Problems encountered and solutions
CubeFS Object Node service deployment: cubefs implements the S3 interface through objectNode. Since cubefs requires a lot of read bandwidth up to 64Gbps, and we do not have such a large LB machine, we have to deploy objectNode to the machine where ByConiy is located. Through direct load Access, the access effect of 8 nodes with 64Gbps bandwidth is achieved.
Empty directory optimization for CubeFS S3 scenario: CubeFS converts file prefixes into directories when creating object files, while ByConity creates a large number of prefixed objects. After deleting objects, the directory is not deleted, resulting in empty directories occupying a lot of metadata storage space.
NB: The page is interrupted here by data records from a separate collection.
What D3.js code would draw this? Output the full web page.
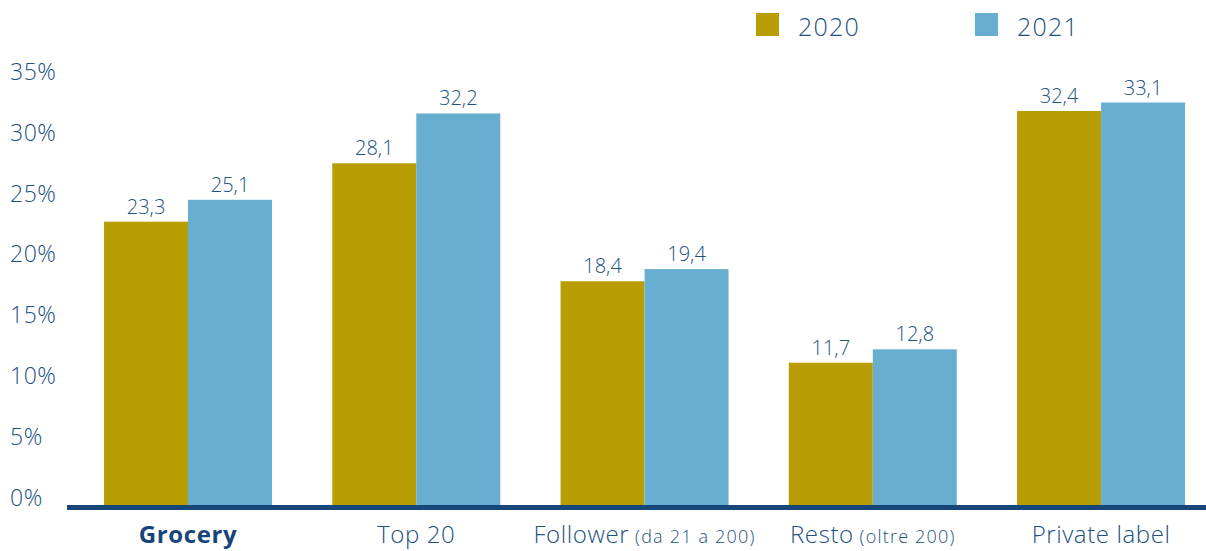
<!DOCTYPE html>
<html>
<head>
<meta charset="utf-8">
<script src="https://cdn.jsdelivr.net/npm/d3@7"></script>
<style>
  html, body { margin: 0; padding: 0; background: #fff; }
  svg { display: block; font-family: "Open Sans", "Lato", sans-serif; font-weight: 300; }
</style>
</head>
<body>
<svg id="chart" width="1206" height="551"></svg>
<script>
// Quota di mercato per segmento, 2020 vs 2021
const categories = ["Grocery", "Top 20", "Follower", "Resto", "Private label"];
const categoryNotes = ["", "", "(da 21 a 200)", "(oltre 200)", ""];
const years = ["2020", "2021"];
const values2020 = [23.3, 28.1, 18.4, 11.7, 32.4];
const values2021 = [25.1, 32.2, 19.4, 12.8, 33.1];
const yTicks = [0, 5, 10, 15, 20, 25, 30, 35];

const colors = { "2020": "#b89d04", "2021": "#68aed0" };
const textColor = "#22507f";
const axisColor = "#164778";

const svg = d3.select("#chart");
const W = 1206, H = 551;

const y = d3.scaleLinear().domain([0, 35]).range([505, 79.4]);

const x = d3.scaleBand()
  .domain(categories)
  .range([66.6, 1222.5])
  .paddingInner(0.264)
  .paddingOuter(0.164);

const xInner = d3.scaleBand().domain(years).range([0, x.bandwidth()]);

const fmt = v => d3.format(".1f")(v).replace(".", ",");

// Y axis labels (no domain line, no tick marks)
const yAxis = svg.append("g")
  .attr("transform", "translate(10,0)")
  .call(d3.axisLeft(y).tickValues(yTicks).tickSize(0).tickFormat(d => d + "%"));
yAxis.select(".domain").remove();
yAxis.selectAll("text")
  .attr("x", 0).attr("dy", 0)
  .attr("text-anchor", "start")
  .attr("fill", textColor)
  .style("font-size", "23px")
  .style("letter-spacing", "0.5px")
  .style("font-family", "'Open Sans', sans-serif")
  .style("font-weight", 300);

// Bars
const rows = categories.map((c, i) => ({ cat: c, vals: [
  { year: "2020", v: values2020[i] },
  { year: "2021", v: values2021[i] }
]}));

const groups = svg.append("g").selectAll("g")
  .data(rows).join("g")
  .attr("transform", d => `translate(${x(d.cat)},0)`);

groups.selectAll("rect")
  .data(d => d.vals).join("rect")
  .attr("x", d => xInner(d.year))
  .attr("width", xInner.bandwidth())
  .attr("y", d => y(d.v))
  .attr("height", d => y(0) - y(d.v))
  .attr("fill", d => colors[d.year]);

groups.selectAll("text.val")
  .data(d => d.vals).join("text")
  .attr("class", "val")
  .attr("x", d => xInner(d.year) + xInner.bandwidth() / 2)
  .attr("y", d => y(d.v) - 8)
  .attr("text-anchor", "middle")
  .attr("fill", textColor)
  .style("font-size", "20px")
  .text(d => fmt(d.v));

// Baseline
svg.append("line")
  .attr("x1", 67).attr("x2", W)
  .attr("y1", y(0) + 2.5).attr("y2", y(0) + 2.5)
  .attr("stroke", axisColor)
  .attr("stroke-width", 5);

// Category labels
const catLabels = svg.append("g").selectAll("text")
  .data(categories).join("text")
  .attr("x", d => x(d) + x.bandwidth() / 2)
  .attr("y", 543)
  .attr("text-anchor", "middle")
  .attr("fill", (d, i) => i === 0 ? "#17457a" : textColor)
  .style("font-size", "24px")
  .style("letter-spacing", "0.6px")
  .style("font-weight", (d, i) => i === 0 ? 700 : 300);

catLabels.append("tspan").text(d => d);
catLabels.append("tspan")
  .style("font-size", "18px")
  .style("letter-spacing", "1.2px")
  .text((d, i) => categoryNotes[i] ? " " + categoryNotes[i] : "");

// Legend
const legendX = [756, 975];
const legend = svg.append("g").selectAll("g")
  .data(years).join("g")
  .attr("transform", (d, i) => `translate(${legendX[i]},13)`);
legend.append("rect")
  .attr("width", 23).attr("height", 23)
  .attr("fill", d => colors[d]);
legend.append("text")
  .attr("x", 42).attr("y", 23)
  .attr("fill", textColor)
  .style("font-size", "25px")
  .style("letter-spacing", "1.2px")
  .text(d => d);
</script>
</body>
</html>
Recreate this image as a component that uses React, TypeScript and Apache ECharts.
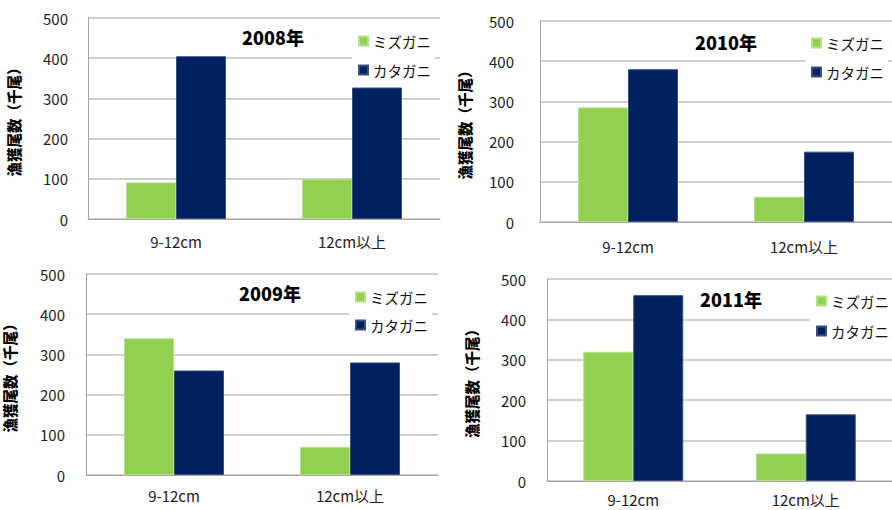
import React, { useEffect, useRef } from "react";
import * as echarts from "echarts";

const categories = ["9-12cm", "12cm以上"];
const seriesNames = ["ミズガニ", "カタガニ"];
const years = ["2008年", "2010年", "2009年", "2011年"];
const mizu2008 = [91, 100];
const kata2008 = [405, 327];
const mizu2010 = [285, 63];
const kata2010 = [380, 175];
const mizu2009 = [340, 70];
const kata2009 = [260, 280];
const mizu2011 = [320, 68];
const kata2011 = [460, 165];
const yTicks = [0, 100, 200, 300, 400, 500];

const GREEN = "#92D050";
const NAVY = "#002060";
const FONT = "'Noto Sans CJK JP', 'Noto Sans', sans-serif";

const panels = [
  { mizu: mizu2008, kata: kata2008, grid: { left: 88, top: 18, width: 352, height: 201 }, yMargin: 20, xMargin: 15, nameGap: 67, title: [273, 37], legend: { left: 352, top: 26, gap: 11 } },
  { mizu: mizu2010, kata: kata2010, grid: { left: 540, top: 21, width: 352, height: 201 }, yMargin: 26, xMargin: 17, nameGap: 68, title: [726, 42], legend: { left: 805, top: 28, gap: 11 } },
  { mizu: mizu2009, kata: kata2009, grid: { left: 86, top: 274, width: 352, height: 201 }, yMargin: 21, xMargin: 13, nameGap: 69, title: [270, 293], legend: { left: 349, top: 282, gap: 10 } },
  { mizu: mizu2011, kata: kata2011, grid: { left: 547, top: 279, width: 352, height: 202 }, yMargin: 21, xMargin: 11, nameGap: 68, title: [731, 299], legend: { left: 810, top: 286, gap: 12 } },
];

export default function App() {
  const ref = useRef<HTMLDivElement>(null);
  useEffect(() => {
    document.body.style.margin = "0";
    if (!ref.current) return;
    const chart = echarts.init(ref.current, null, { renderer: "svg" });
    const option: any = {
      animation: false,
      backgroundColor: "#ffffff",
      textStyle: { fontFamily: FONT },
      grid: panels.map((p) => ({ ...p.grid, containLabel: false })),
      xAxis: panels.map((p, i) => ({
        type: "category",
        gridIndex: i,
        data: categories,
        axisLine: { show: true, lineStyle: { color: "#A6A6A6", width: 1 } },
        axisTick: { show: false },
        axisLabel: { margin: p.xMargin, fontSize: 15, color: "#222", fontFamily: FONT },
      })),
      yAxis: panels.map((p, i) => ({
        type: "value",
        gridIndex: i,
        min: yTicks[0],
        max: yTicks[yTicks.length - 1],
        interval: 100,
        name: "漁獲尾数（千尾）",
        nameLocation: "middle",
        nameRotate: 90,
        nameGap: p.nameGap,
        nameTextStyle: { fontSize: 14.5, fontWeight: 900, color: "#000", fontFamily: FONT },
        axisLine: { show: true, lineStyle: { color: "#A6A6A6", width: 1 } },
        axisTick: { show: false },
        axisLabel: { margin: p.yMargin, fontSize: 15, color: "#222", fontFamily: FONT },
        splitLine: { show: true, lineStyle: { color: "#BFBFBF", width: 1.5 } },
      })),
      legend: panels.map((p) => ({
        data: seriesNames,
        orient: "vertical",
        left: p.legend.left,
        top: p.legend.top,
        itemGap: p.legend.gap,
        itemWidth: 9,
        itemHeight: 9,
        icon: "rect",
        backgroundColor: "#ffffff",
        padding: [6, 4, 6, 6],
        selectedMode: false,
        textStyle: { fontSize: 14.5, lineHeight: 18, color: "#111", fontFamily: FONT },
      })),
      graphic: panels.map((p, i) => ({
        type: "text",
        x: p.title[0],
        y: p.title[1],
        z: 10,
        style: {
          text: years[i],
          fontSize: 18,
          fontWeight: 900,
          fill: "#000",
          fontFamily: FONT,
          textAlign: "center",
          textVerticalAlign: "middle",
        },
      })),
      series: panels.flatMap((p, i) => [
        {
          name: seriesNames[0],
          type: "bar",
          xAxisIndex: i,
          yAxisIndex: i,
          data: p.mizu,
          barWidth: 50,
          barGap: "0%",
          itemStyle: { color: GREEN, borderColor: "#B4E08A", borderWidth: 1 },
        },
        {
          name: seriesNames[1],
          type: "bar",
          xAxisIndex: i,
          yAxisIndex: i,
          data: p.kata,
          barWidth: 50,
          barGap: "0%",
          itemStyle: { color: NAVY, borderColor: "#3A5080", borderWidth: 1 },
        },
      ]),
    };
    chart.setOption(option);
    return () => chart.dispose();
  }, []);
  return <div ref={ref} style={{ width: 892, height: 510 }} />;
}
This problem is solved by adding code to delete the empty directory recursively in the delete interface of ObjectNode. (Since this is only an S3 case, only ObjectNode's S3 interface is modified.)
CubeFS erasure code strategy adjustment: Since we only have 10 storage nodes, using the 6+3 deployment mode, as long as two nodes fail, it will not be able to create a new volume, so we adjust to 5+3, so that after two nodes fail, we can still read and write data normally.
BlobNode kernel adjustment: Since BlobNode uses centos7 system, kernel 3.10.0 is too low, resulting in high average IO latency of nvem (more than 30 ms). After upgrading kernel 6.6.12, the average IO latency is reduced to 4ms.
Bandwidth constraints between multiple switches: Since the data storage node and the data read and write node are in different switches, we find that the download speed is stuck at 40Gbps. By excluding the bandwidth between the switches is full (10GB network is smooth to 40gbps), we can fully fill the network card by inserting the network cable of the data reading node and the data storage node into a switch. While the write scenario is not in great demand, it can be deployed on other switches.
future expectations
· Try the layered model of CubeFS to find a balance between performance and cost performance.
· Try the mode that ACCESS of CubeFS is integrated with ObjectNode through SDK to reduce latency and provide higher bandwidth on the basis of limited hardware.